**Direction**
Collect each line of the entries that holds the string "seaborn".

**Data lines**
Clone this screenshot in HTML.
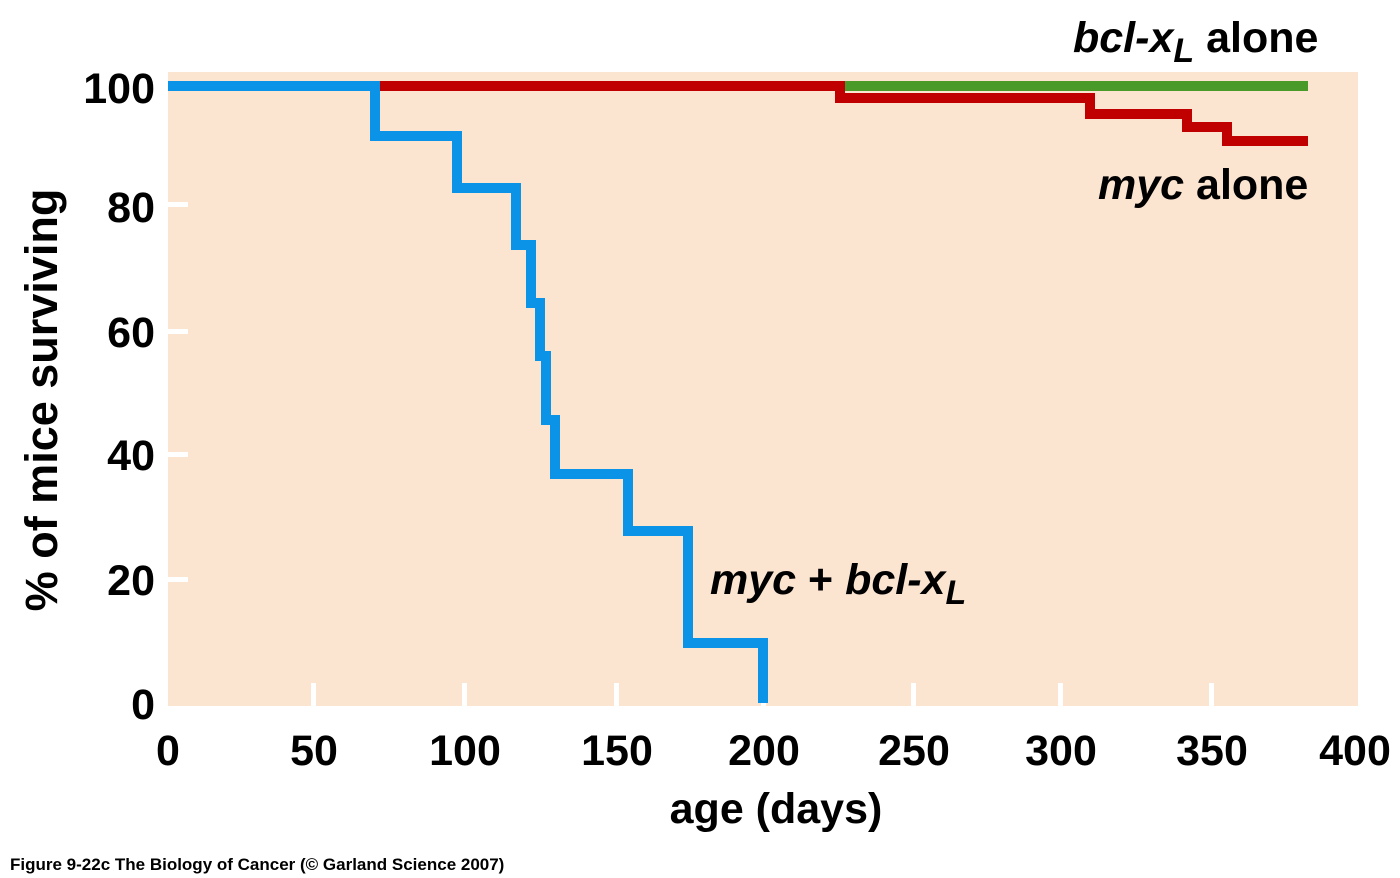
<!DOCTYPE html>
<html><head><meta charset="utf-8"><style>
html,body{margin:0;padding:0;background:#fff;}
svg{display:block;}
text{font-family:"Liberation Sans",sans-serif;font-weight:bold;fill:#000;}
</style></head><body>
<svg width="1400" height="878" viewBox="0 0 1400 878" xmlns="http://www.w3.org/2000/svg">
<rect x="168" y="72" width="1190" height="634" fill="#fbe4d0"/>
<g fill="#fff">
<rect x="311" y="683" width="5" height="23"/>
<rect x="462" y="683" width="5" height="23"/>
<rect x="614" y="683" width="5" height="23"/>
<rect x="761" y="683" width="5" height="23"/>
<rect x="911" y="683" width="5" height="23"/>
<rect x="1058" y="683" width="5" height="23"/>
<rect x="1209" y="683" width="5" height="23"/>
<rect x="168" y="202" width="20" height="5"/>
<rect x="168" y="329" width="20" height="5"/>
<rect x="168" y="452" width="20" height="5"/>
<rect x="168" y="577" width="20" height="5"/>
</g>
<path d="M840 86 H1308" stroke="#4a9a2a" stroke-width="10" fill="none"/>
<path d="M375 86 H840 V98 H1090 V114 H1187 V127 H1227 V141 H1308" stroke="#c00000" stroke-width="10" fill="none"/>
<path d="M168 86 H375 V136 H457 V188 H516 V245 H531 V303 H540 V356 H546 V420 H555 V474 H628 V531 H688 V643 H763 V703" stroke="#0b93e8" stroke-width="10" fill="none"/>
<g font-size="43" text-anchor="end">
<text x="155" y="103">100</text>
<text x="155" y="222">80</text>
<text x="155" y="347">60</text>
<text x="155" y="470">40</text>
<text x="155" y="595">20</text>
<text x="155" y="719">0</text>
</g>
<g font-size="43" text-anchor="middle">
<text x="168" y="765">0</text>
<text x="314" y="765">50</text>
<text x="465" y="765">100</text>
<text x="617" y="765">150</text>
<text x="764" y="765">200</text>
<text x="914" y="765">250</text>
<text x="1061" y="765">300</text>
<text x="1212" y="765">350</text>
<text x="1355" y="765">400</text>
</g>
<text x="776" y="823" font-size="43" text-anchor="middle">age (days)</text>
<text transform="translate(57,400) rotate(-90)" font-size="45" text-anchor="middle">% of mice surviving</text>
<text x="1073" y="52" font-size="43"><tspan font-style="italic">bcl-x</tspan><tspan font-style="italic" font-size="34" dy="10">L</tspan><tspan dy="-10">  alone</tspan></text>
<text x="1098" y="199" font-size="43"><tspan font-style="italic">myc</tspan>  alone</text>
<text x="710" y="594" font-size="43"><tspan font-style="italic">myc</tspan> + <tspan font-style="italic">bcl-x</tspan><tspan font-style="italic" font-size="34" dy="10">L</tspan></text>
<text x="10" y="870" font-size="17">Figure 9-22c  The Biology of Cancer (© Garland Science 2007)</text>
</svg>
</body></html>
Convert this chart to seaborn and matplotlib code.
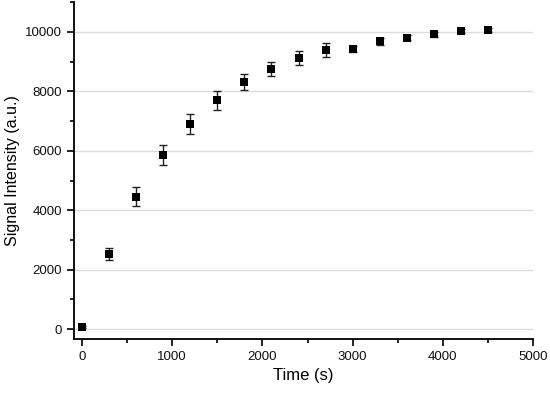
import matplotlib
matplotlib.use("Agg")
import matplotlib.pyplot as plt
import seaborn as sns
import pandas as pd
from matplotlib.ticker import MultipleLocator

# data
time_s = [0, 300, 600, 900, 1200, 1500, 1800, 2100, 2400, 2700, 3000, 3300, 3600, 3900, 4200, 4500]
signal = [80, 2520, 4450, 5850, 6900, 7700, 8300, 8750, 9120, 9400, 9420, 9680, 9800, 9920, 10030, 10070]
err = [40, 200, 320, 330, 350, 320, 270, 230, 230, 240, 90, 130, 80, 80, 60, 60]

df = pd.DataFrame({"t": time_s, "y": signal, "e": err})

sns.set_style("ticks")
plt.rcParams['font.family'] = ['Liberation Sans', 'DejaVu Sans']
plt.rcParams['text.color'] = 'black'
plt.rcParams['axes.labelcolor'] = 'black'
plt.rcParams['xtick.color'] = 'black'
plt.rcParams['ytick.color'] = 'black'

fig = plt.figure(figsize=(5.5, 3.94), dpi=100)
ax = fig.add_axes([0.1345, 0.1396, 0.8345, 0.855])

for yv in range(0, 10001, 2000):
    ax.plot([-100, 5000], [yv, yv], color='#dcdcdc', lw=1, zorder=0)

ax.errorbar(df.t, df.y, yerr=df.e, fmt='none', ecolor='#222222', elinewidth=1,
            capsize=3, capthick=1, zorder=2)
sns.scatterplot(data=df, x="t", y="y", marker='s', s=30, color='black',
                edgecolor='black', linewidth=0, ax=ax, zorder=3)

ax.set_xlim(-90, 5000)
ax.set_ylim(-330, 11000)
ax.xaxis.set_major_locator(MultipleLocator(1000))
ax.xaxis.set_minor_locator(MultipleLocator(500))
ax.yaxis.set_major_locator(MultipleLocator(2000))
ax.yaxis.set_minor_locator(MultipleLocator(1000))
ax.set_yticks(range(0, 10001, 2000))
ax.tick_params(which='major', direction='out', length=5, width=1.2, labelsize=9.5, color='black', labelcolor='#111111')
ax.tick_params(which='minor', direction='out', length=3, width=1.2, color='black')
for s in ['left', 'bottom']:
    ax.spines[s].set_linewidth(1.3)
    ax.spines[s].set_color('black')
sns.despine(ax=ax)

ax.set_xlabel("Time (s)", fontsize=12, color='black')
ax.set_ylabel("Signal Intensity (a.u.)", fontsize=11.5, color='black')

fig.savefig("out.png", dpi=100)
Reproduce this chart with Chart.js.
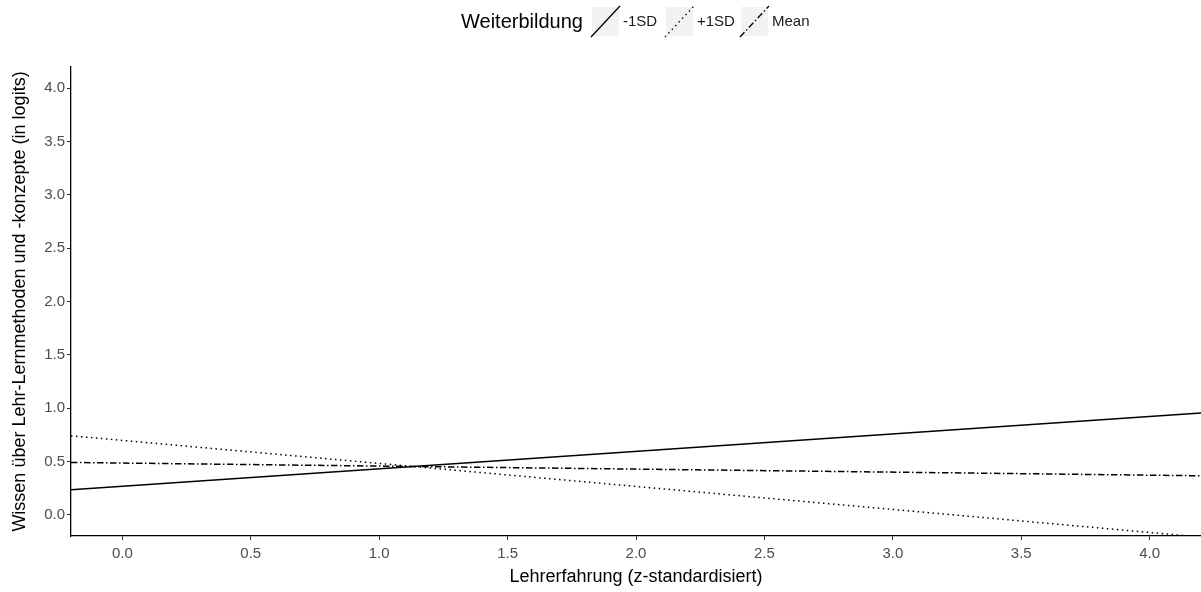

**Reply**
Convert this chart to seaborn and matplotlib code.
import seaborn as sns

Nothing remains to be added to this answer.